**PROBLEM STATEMENT**
Pictures excluded, return the lines below from the first through the line holding "289, 411, 611, 722, 740, 666, 413, 230, 56, 9, 1]".
— begin DATASET EXTRACT —
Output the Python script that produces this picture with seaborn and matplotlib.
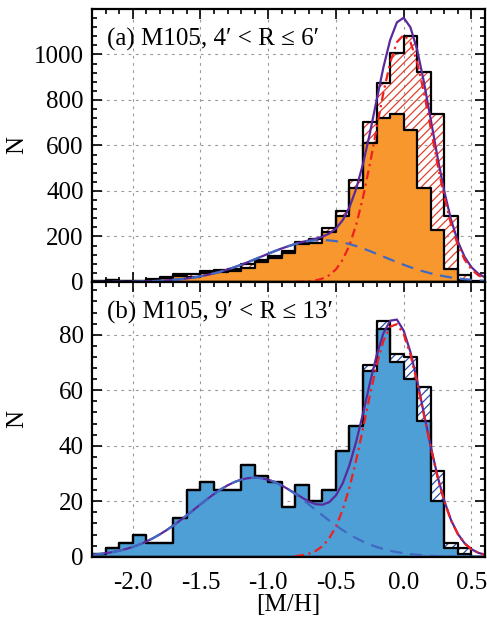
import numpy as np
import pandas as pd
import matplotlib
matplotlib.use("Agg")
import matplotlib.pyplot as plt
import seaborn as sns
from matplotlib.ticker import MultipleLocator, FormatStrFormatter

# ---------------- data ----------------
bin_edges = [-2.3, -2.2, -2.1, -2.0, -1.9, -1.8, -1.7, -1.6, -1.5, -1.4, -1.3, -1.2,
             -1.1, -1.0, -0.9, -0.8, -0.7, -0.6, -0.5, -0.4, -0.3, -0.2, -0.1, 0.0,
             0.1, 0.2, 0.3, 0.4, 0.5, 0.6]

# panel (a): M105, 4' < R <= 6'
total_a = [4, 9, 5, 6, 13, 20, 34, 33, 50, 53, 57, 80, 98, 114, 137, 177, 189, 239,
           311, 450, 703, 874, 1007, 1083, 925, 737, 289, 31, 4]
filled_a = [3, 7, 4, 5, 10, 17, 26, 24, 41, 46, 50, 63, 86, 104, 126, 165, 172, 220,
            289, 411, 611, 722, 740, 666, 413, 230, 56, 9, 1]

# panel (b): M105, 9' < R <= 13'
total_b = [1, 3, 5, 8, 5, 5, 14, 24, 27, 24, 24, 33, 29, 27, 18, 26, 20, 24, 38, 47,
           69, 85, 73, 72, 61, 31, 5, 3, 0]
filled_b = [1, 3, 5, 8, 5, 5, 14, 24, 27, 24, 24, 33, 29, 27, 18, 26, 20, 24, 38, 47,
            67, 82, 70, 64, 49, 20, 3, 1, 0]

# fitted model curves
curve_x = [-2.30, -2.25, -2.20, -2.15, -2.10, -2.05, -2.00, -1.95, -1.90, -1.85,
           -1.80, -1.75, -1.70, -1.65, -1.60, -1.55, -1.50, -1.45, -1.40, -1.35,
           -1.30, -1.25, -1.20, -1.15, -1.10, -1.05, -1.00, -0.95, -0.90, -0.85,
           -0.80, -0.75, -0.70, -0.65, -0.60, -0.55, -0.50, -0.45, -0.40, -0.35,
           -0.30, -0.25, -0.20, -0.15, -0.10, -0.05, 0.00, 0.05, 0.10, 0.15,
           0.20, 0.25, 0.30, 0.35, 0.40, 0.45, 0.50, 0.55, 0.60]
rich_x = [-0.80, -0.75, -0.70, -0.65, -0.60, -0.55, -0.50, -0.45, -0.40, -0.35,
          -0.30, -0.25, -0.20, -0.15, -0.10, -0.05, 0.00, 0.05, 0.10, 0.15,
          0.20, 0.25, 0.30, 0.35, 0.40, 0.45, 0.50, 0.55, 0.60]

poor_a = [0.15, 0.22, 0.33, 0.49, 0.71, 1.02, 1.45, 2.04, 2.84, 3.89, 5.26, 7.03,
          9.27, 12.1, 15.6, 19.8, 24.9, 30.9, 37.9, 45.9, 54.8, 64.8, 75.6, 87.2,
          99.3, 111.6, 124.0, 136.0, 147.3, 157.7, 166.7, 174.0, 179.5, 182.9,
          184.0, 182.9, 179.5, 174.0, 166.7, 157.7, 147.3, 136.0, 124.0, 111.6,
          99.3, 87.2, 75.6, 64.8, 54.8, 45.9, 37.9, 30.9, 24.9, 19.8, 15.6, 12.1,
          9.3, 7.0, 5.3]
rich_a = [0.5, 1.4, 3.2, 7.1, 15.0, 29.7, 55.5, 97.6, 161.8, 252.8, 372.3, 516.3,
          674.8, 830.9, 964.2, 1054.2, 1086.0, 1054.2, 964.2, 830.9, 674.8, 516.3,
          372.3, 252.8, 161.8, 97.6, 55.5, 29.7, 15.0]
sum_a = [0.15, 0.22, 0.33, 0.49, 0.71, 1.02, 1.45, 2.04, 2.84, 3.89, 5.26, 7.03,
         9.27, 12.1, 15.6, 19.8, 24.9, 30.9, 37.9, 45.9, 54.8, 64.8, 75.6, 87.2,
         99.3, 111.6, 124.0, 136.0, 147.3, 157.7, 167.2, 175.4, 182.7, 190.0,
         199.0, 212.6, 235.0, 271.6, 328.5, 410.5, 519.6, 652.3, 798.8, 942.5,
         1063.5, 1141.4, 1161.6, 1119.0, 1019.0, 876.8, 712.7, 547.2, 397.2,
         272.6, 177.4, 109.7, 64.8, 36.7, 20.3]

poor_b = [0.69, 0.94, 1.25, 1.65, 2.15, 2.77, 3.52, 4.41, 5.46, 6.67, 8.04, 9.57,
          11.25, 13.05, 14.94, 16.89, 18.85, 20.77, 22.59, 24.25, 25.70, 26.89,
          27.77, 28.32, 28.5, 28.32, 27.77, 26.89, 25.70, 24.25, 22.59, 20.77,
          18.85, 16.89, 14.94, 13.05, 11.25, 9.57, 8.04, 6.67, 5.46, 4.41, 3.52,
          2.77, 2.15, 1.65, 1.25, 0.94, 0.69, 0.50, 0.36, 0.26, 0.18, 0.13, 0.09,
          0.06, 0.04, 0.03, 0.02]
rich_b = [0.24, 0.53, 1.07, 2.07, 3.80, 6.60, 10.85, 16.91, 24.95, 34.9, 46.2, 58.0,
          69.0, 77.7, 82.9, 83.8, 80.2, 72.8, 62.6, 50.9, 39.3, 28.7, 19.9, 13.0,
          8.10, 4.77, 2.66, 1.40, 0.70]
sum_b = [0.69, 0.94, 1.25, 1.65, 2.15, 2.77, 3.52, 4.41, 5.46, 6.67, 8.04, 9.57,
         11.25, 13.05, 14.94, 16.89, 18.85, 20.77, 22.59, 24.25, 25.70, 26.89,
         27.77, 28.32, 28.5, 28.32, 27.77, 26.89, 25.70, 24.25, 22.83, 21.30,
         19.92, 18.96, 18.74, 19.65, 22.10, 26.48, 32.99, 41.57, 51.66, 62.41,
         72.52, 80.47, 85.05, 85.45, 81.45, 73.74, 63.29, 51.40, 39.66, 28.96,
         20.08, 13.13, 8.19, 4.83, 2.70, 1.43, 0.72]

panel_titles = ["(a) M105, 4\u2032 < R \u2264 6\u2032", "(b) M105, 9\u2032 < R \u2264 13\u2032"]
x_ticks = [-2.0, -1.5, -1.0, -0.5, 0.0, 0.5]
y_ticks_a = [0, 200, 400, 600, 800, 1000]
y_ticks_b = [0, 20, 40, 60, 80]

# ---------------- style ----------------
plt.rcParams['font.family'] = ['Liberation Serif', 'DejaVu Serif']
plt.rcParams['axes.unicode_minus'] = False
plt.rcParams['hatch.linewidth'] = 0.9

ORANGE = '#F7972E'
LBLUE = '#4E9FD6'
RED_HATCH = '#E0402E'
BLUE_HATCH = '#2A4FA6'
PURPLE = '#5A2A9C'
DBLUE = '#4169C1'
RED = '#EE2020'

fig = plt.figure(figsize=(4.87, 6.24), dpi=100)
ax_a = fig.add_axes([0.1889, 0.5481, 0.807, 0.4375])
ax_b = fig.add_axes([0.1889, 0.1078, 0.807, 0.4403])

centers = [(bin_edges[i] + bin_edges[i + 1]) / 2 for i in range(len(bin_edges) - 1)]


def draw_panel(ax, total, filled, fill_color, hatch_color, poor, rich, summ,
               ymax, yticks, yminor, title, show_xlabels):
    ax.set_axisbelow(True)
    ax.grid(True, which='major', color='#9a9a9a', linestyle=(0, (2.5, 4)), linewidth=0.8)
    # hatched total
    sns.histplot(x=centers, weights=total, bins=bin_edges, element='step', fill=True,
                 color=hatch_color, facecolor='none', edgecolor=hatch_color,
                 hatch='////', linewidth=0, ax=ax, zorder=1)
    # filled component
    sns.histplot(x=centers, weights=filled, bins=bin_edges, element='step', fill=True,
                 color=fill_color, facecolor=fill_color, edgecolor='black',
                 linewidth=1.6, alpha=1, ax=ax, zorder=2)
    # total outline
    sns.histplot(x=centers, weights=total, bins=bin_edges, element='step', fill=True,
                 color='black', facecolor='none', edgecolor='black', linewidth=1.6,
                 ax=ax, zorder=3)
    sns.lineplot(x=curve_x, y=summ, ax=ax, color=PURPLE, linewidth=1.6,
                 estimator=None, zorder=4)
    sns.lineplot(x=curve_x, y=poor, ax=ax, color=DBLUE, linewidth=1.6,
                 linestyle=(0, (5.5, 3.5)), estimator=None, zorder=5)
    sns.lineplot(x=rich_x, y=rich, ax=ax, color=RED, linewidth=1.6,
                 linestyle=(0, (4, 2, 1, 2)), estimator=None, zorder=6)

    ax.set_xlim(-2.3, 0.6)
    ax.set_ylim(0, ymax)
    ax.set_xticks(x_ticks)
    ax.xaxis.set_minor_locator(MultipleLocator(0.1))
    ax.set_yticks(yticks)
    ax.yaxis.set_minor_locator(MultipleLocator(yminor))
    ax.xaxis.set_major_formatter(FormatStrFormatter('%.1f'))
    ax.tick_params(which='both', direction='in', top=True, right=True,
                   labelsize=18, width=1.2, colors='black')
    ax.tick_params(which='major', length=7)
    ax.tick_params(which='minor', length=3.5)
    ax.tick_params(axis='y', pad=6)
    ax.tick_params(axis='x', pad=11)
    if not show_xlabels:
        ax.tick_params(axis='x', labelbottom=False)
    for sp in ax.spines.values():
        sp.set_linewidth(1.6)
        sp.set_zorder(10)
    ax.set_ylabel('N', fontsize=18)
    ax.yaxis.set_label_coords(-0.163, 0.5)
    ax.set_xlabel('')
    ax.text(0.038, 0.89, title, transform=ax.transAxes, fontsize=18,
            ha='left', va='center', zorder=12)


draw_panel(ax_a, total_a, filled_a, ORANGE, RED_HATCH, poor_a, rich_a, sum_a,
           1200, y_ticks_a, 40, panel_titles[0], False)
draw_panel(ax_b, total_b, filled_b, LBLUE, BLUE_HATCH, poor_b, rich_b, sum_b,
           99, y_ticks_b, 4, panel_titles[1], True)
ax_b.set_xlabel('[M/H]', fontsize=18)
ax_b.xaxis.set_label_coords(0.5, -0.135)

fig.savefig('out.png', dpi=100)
— end DATASET EXTRACT —
**TASK RESULT**
Output the Python script that produces this picture with seaborn and matplotlib.
import numpy as np
import pandas as pd
import matplotlib
matplotlib.use("Agg")
import matplotlib.pyplot as plt
import seaborn as sns
from matplotlib.ticker import MultipleLocator, FormatStrFormatter

# ---------------- data ----------------
bin_edges = [-2.3, -2.2, -2.1, -2.0, -1.9, -1.8, -1.7, -1.6, -1.5, -1.4, -1.3, -1.2,
             -1.1, -1.0, -0.9, -0.8, -0.7, -0.6, -0.5, -0.4, -0.3, -0.2, -0.1, 0.0,
             0.1, 0.2, 0.3, 0.4, 0.5, 0.6]

# panel (a): M105, 4' < R <= 6'
total_a = [4, 9, 5, 6, 13, 20, 34, 33, 50, 53, 57, 80, 98, 114, 137, 177, 189, 239,
           311, 450, 703, 874, 1007, 1083, 925, 737, 289, 31, 4]
filled_a = [3, 7, 4, 5, 10, 17, 26, 24, 41, 46, 50, 63, 86, 104, 126, 165, 172, 220,
            289, 411, 611, 722, 740, 666, 413, 230, 56, 9, 1]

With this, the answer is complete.